Las palabras de Kicillof, más allá de que el ministro ensayó algunos caminos, no demasiado precisos, que uno no sabe si son chicanas, atajos o, sencillamente, maneras de ir ganando tiempo, no cambian, No se altera la altisonancia; esa agresividad verbal que una y otra vez se les ha aconsejado que abandonen, porque la Argentina, hoy, es un país débil a nivel internacional: un país que no tiene nada para regalarle a nadie. Lo menos que podría hacer a nivel gubernamental, es ensayar – ya no digo la diplomacia, cosa que no está en el disco rígido del kirchnerismo-, sino al menos la posibilidad de que se entienda que el mensaje no puede ir permanentemente enganchado con acusaciones de orden persecutorio.
Esta noción de que la Argentina es el objeto de un complot internacional, y de que los fondos que reclaman el pago completo – algo que, desde luego, yo no estoy de ninguna manera convalidando – son la tropa de una conflagración mundial contra nosotros, no es solo un camino errado, un gigantesco error estratégico y geopolítico; es, además, la confirmación de un fracaso político.

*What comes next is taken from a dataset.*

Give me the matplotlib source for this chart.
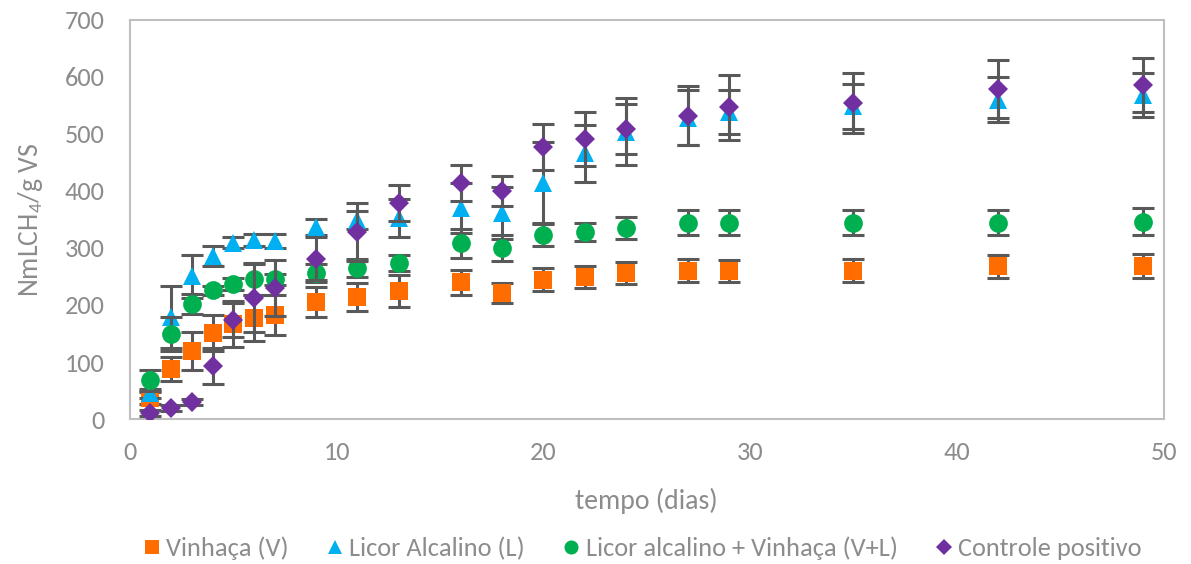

Si la Argentina, efectivamente, aspira a preparar la transición de 2015 con perspectivas de una superación de esta nueva angustia de hoy, el Gobierno debería tener la valentía, el coraje, la decisión y la audacia de no pensar que buscar apoyo implica una confesión de debilidad. Es la sociedad entera toda, el país político, económico, empresario, sindical y académico el que debería ser convocado para que, con la conducción del Poder Ejecutivo, sea la sociedad entera la que se haga cargo de un problema que supera largamente los errores y las metidas de pata del actual Gobierno.
Me preguntan ustedes: “¿Esto es posible?” Yo, como siempre, tengo que serles absolutamente sincero: no lo veo con optimismo, porque a lo largo de once años nos han demostrado una y otra vez que ellos se consideran los dueños de la verdad.
(*) Emitido en Radio Mitre, el martes 17 de junio de 2014.